Cost of assoc array?

Wed May 14 06:44:39 PDT 2014

On Wednesday, 14 May 2014 at 13:20:40 UTC, Chris wrote:
> On Wednesday, 14 May 2014 at 11:13:10 UTC, John Colvin wrote:
>> On Wednesday, 14 May 2014 at 09:38:10 UTC, Chris wrote:
>>> I have code that uses the following:
>>>
>>> string[][size_t] myArray;
>>>
>>> 1. myArray = [0:["t", "o", "m"], 1:["s", "m", "i", "th"]];
>>>
>>> However, I've found out that I never need an assoc array and 
>>> a "linear" array would be just fine, as in
>>>
>>> 2. myArray = [["t", "o", "m"], ["s", "m", "i", "th"]];
>>>
>>> Is there any huge difference as regards performance and 
>>> memory footprint between the two? Or is 2. basically 1. under 
>>> the hood?
>>
>> If you don't need the features of associative arrays, don't 
>> use them.
>>
>> Normal arrays are much simpler, faster and (due to some 
>> outstanding problems with associative arrays in D) less 
>> bug-prone. Associative arrays, by definition, require a lot 
>> more work behind the scenes for both reading and writing.
>
> The question is, if they are _much_ faster. With this type 
> (string[][size_t]) I haven't encountered any bugs yet. On the 
> other hand, it introduces some rather stilted logic sometimes, 
> as in
>
> foreach (size_t i; 0..myArray.length) {
>   // do something with myArray[i];
> }
>
> because it's not sorted. This, or I sort it first. Anyway, 
> there's always an overhead associated with associative arrays. 
> I'll have to see how big this breaking change would be, and 
> decide, if it's worth it.
>
> Profiling is not really feasible, because for this to work 
> properly, I would have to introduce the change first to be able 
> to compare both. Nothing worse than carefully changing things 
> only to find out, it doesn't really speed up things.

Yes, they are much faster. Normal array indexing is equivalent to 
*(myArray.ptr + index) plus an optional bounds check, whereas 
associative array indexing is a much, much larger job.

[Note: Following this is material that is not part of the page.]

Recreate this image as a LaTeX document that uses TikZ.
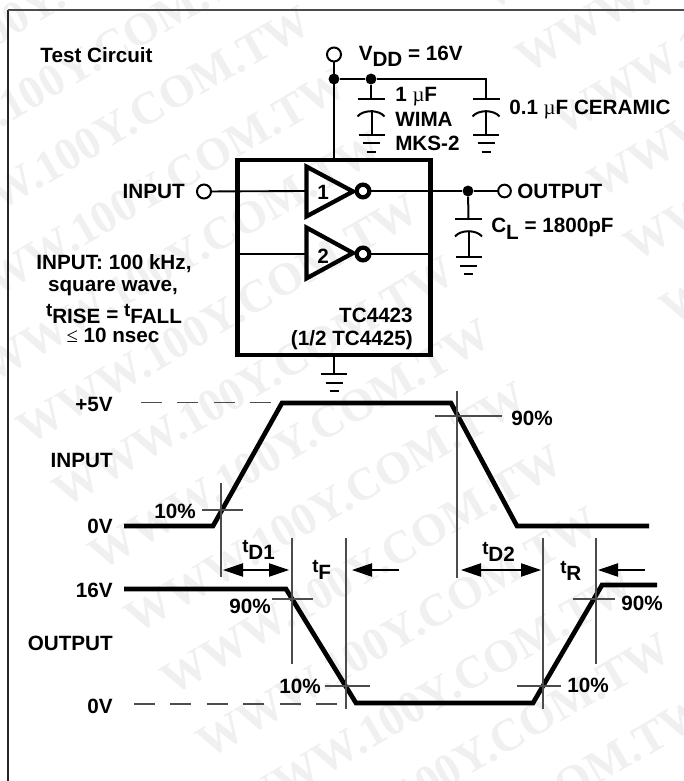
\documentclass[tikz,border=0pt]{standalone}
\usepackage{fontspec}
\setmainfont{Liberation Sans}
\newfontfamily\mufont{Liberation Serif}
\newfontfamily\wmfont{Liberation Serif}[BoldFont={Liberation Serif Bold}]
\usetikzlibrary{arrows.meta}
\newcommand{\smt}{\raisebox{5pt}{\fontsize{14pt}{16pt}\selectfont t}}
\newcommand{\upb}[1]{\raisebox{4.8pt}{#1}}
\tikzset{
  x=0.75pt,y=-0.75pt,
  txt/.style={inner sep=0pt,font=\fontsize{15.5pt}{17pt}\selectfont\bfseries,text=black},
  wire/.style={line width=1.5pt,black},
  thinwire/.style={line width=1.4pt,black},
  trace/.style={line width=3.5pt,black,line join=miter,line cap=butt},
  chipbox/.style={draw=black,line width=3.4pt,fill=none,minimum width=144.4pt,minimum height=146.2pt,inner sep=0pt,outer sep=0pt},
  invtri/.style={line width=3.2pt,black,line join=miter,miter limit=10},
  bubble/.style={circle,draw=black,line width=3.2pt,fill=white,minimum size=9.5pt,inner sep=0pt,outer sep=0pt},
  term/.style={circle,draw=black,line width=1.5pt,fill=white,minimum size=10.5pt,inner sep=0pt,outer sep=0pt},
  termsm/.style={term,minimum size=9.5pt},
  jn/.style={circle,fill=black,minimum size=8.2pt,inner sep=0pt},
  refln/.style={line width=0.8pt,black!70},
  dashln/.style={line width=0.8pt,black!70,dash pattern=on 15.75pt off 11.6pt},
  dimboth/.style={line width=0.8pt,black,{Triangle[length=15pt,width=10pt]}-{Triangle[length=15pt,width=10pt]}},
  dimone/.style={line width=0.8pt,black,-{Triangle[length=15pt,width=10pt]}},
  wmark/.style={inner sep=0pt,anchor=base west,rotate=30,text=black!6,font=\wmfont\fontsize{34.5pt}{36pt}\selectfont\bfseries},
  pics/capsym/.style={code={
    \draw[wire] (-13.5,0) -- (13.5,0);
    \draw[wire] (-13.5,17.5) .. controls (-8,10.5) and (8,10.5) .. (13.5,17.5);
  }},
  pics/gndsym/.style={code={
    \draw[wire] (-13,0) -- (13,0);
    \draw[wire] (-8.5,8.5) -- (8.5,8.5);
    \draw[line width=2.2pt] (-4.5,17) -- (4.5,17);
  }},
}
\begin{document}
\begin{tikzpicture}
\useasboundingbox (0,0) rectangle (684,781);
% watermark
\begin{scope}
\clip (0,0) rectangle (684,781);
\foreach \k in {-2,...,12}{
  \node[wmark,name=wma\k] at ({-80+36*\k},{258+62.7*\k}) {WWW.100Y.COM.TW};
}
\foreach \k in {1,...,6}{
  \node[wmark,name=wmb\k] at ({455+36*\k},{-51+62.7*\k}) {WWW.100Y.COM.TW};
}
\end{scope}
% frame
\coordinate (frameA) at (8,781);
\coordinate (frameB) at (8,10);
\coordinate (frameC) at (684,10);
\draw[line width=1pt,black!85] (frameA) -- (frameB);
\draw[line width=1.5pt,black!70] (frameB) -- (frameC);

% chip and inverters
\node[chipbox] (chip) at (334,257.5) {};
\coordinate (t1a) at (306.5,166.6); \coordinate (t1b) at (353,191.5); \coordinate (t1c) at (306.5,216.4);
\coordinate (t2a) at (306.5,227.6); \coordinate (t2b) at (353,253); \coordinate (t2c) at (306.5,278.4);
\coordinate (in1) at (306.5,191); \coordinate (in2) at (306.5,254);
\draw[invtri] (t1a) -- (t1b) -- (t1c) -- cycle;
\draw[invtri] (t2a) -- (t2b) -- (t2c) -- cycle;
\node[bubble] (b1) at (363,191) {};
\node[bubble] (b2) at (363,254) {};
\node[txt] (n1) at (323,192) {1};
\node[txt] (n2) at (323,256) {2};

% terminals
\node[term] (vdd) at (334,54.5) {};
\node[term] (input) at (204,191.5) {};
\node[termsm] (output) at (504.5,191) {};
\node[jn] (j1) at (334,79) {};
\node[jn] (j2) at (371,79) {};
\node[jn] (j3) at (468,191) {};
\coordinate (c2top) at (486,79);
\coordinate (c1p) at (371,99); \coordinate (c2p) at (486,99); \coordinate (c3p) at (468.5,219);
\coordinate (c1s) at (371.5,110.5); \coordinate (c2s) at (486,110.5); \coordinate (c3s) at (468.5,230.5);
\coordinate (g1) at (371.5,135); \coordinate (g2) at (486,135); \coordinate (g3) at (468.5,257);
\coordinate (g4) at (334,374);

\draw[wire] (vdd) -- (chip.north -| vdd);
\draw[wire] (j1) -- (j2) -- (c2top) -- (c2p);
\draw[wire] (j2) -- (c1p);
\draw[wire] (c1s) -- (g1);
\draw[wire] (c2s) -- (g2);
\draw[wire] (j3) -- (c3p);
\draw[wire] (c3s) -- (g3);
\draw[wire] (chip.south -| g4) -- (g4);
\pic (cap1) at (c1p) {capsym};
\pic (cap2) at (c2p) {capsym};
\pic (cap3) at (c3p) {capsym};
\pic (gnd1) at (g1) {gndsym};
\pic (gnd2) at (g2) {gndsym};
\pic (gnd3) at (g3) {gndsym};
\pic (gnd4) at (g4) {gndsym};
\draw[thinwire] (input) -- (in1);
\draw[thinwire] (b1) -- (j3) -- (output);
\draw[thinwire] (chip.west |- in2) -- (in2);
\draw[thinwire] (b2) -- (chip.east |- b2);

% circuit labels
\node[txt] (ltest) at (96.5,55) {Test Circuit};
\node[txt,anchor=base west] (lvdd) at (358.5,66.7) {\upb{V}DD\upb{ = 16V}};
\node[txt,anchor=west] (lc1a) at (395,97) {1 {\mufont\mdseries µ}F};
\node[txt,anchor=west] (lc1b) at (395,119) {WIMA};
\node[txt,anchor=west] (lc1c) at (395,143) {MKS-2};
\node[txt,anchor=west] (lc2) at (509,109) {0.1 {\mufont\mdseries µ}F CERAMIC};
\node[txt,anchor=east] (linput) at (185,191) {INPUT};
\node[txt,anchor=west] (loutput) at (517,191) {OUTPUT};
\node[txt,anchor=base west] (lcl) at (491,239) {\upb{C}L\upb{ = 1800pF}};
\node[txt] (li1) at (114,264) {INPUT: 100 kHz,};
\node[txt] (li2) at (113,288) {square wave,};
\node[txt,anchor=base] (li3) at (114,323) {\smt RISE \raisebox{1pt}{=} \smt FALL};
\node[txt] (li4) at (113,335) {{\mufont\mdseries ≤} 10 nsec};
\node[txt,anchor=base east] (lchipa) at (413,322) {TC4423};
\node[txt,anchor=base east] (lchipb) at (413,345) {(1/2 TC4425)};

% waveforms
\coordinate (ia) at (124,526); \coordinate (ib) at (213,526); \coordinate (ic) at (282,403);
\coordinate (id) at (451,403); \coordinate (ie) at (517,526); \coordinate (if) at (649,526);
\coordinate (oa) at (124,589); \coordinate (ob) at (286,589); \coordinate (oc) at (356,703);
\coordinate (od) at (533,703); \coordinate (oe) at (602,585); \coordinate (of) at (657,585);
\draw[trace] (ia) -- (ib) -- (ic) -- (id) -- (ie) -- (if);
\draw[trace] (oa) -- (ob) -- (oc) -- (od) -- (oe) -- (of);
\coordinate (di1) at (141,402.5); \coordinate (di2) at (273,402.5);
\coordinate (do1) at (134,704); \coordinate (do2) at (338,704);
\draw[dashln] (di1) -- (di2);
\draw[dashln] (do1) -- (do2);

% reference lines
\coordinate (v1a) at (221,483); \coordinate (v1b) at (221,577);
\coordinate (v2a) at (292,538); \coordinate (v2b) at (292,664);
\coordinate (v3a) at (346,538); \coordinate (v3b) at (346,709);
\coordinate (v4a) at (457,391); \coordinate (v4b) at (457,578);
\coordinate (v5a) at (543,538); \coordinate (v5b) at (543,709);
\coordinate (v6a) at (596,538); \coordinate (v6b) at (596,664);
\draw[refln] (v1a) -- (v1b);
\draw[refln] (v2a) -- (v2b);
\draw[refln] (v3a) -- (v3b);
\draw[refln] (v4a) -- (v4b);
\draw[refln] (v5a) -- (v5b);
\draw[refln] (v6a) -- (v6b);
\coordinate (h1a) at (202,510); \coordinate (h1b) at (243,510);
\coordinate (h2a) at (435,416); \coordinate (h2b) at (502,416);
\coordinate (h3a) at (272,599); \coordinate (h3b) at (313,599);
\coordinate (h4a) at (325,686); \coordinate (h4b) at (370,686);
\coordinate (h5a) at (517,686); \coordinate (h5b) at (561,686);
\coordinate (h6a) at (573,599); \coordinate (h6b) at (615,599);
\draw[refln] (h1a) -- (h1b);
\draw[refln] (h2a) -- (h2b);
\draw[refln] (h3a) -- (h3b);
\draw[refln] (h4a) -- (h4b);
\draw[refln] (h5a) -- (h5b);
\draw[refln] (h6a) -- (h6b);

% timing arrows
\coordinate (a1a) at (223,570); \coordinate (a1b) at (289,570);
\coordinate (a2a) at (399,570); \coordinate (a2b) at (352,570);
\coordinate (a3a) at (461,570); \coordinate (a3b) at (541,570);
\coordinate (a4a) at (645,570); \coordinate (a4b) at (598,570);
\draw[dimboth] (a1a) -- (a1b);
\draw[dimone] (a2a) -- (a2b);
\draw[dimboth] (a3a) -- (a3b);
\draw[dimone] (a4a) -- (a4b);

% waveform labels
\node[txt,anchor=east] (lp5) at (113,404) {+5V};
\node[txt,anchor=east] (lin) at (113,460) {INPUT};
\node[txt,anchor=east] (l0a) at (113,526) {0V};
\node[txt,anchor=east] (l16) at (113,590) {16V};
\node[txt,anchor=east] (lout) at (113,643) {OUTPUT};
\node[txt,anchor=east] (l0b) at (113,706) {0V};
\node[txt] (p1) at (175,511) {10\%};
\node[txt] (p2) at (532,418) {90\%};
\node[txt] (p3) at (250,606) {90\%};
\node[txt] (p4) at (300,686) {10\%};
\node[txt] (p5) at (588,685) {10\%};
\node[txt] (p6) at (642,603) {90\%};
\node[txt,anchor=base west] (td1) at (242,559) {\smt D1};
\node[txt,anchor=base west] (td2) at (482,561) {\smt D2};
\node[txt,anchor=base west] (tf) at (312,579) {\smt F};
\node[txt,anchor=base west] (tr) at (560,580) {\smt R};
\end{tikzpicture}
\end{document}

Why were you using associative arrays in the first place? Unless 
your keys are somehow sparse* or of a non-integer type there 
isn't any reason to.

* How I see that constraint in that context:

(maxKey - minKey) / nElements > 1 + epsilon
where epsilon is the maximum proportional wasted space you could 
afford in a normal array (emptyElements / usedElements). Bear in 
mind the memory overhead of associative arrays is itself non-zero.

Also, while normal arrays tend to be more cache friendly than 
associative arrays, this isn't true for very sparse arrays.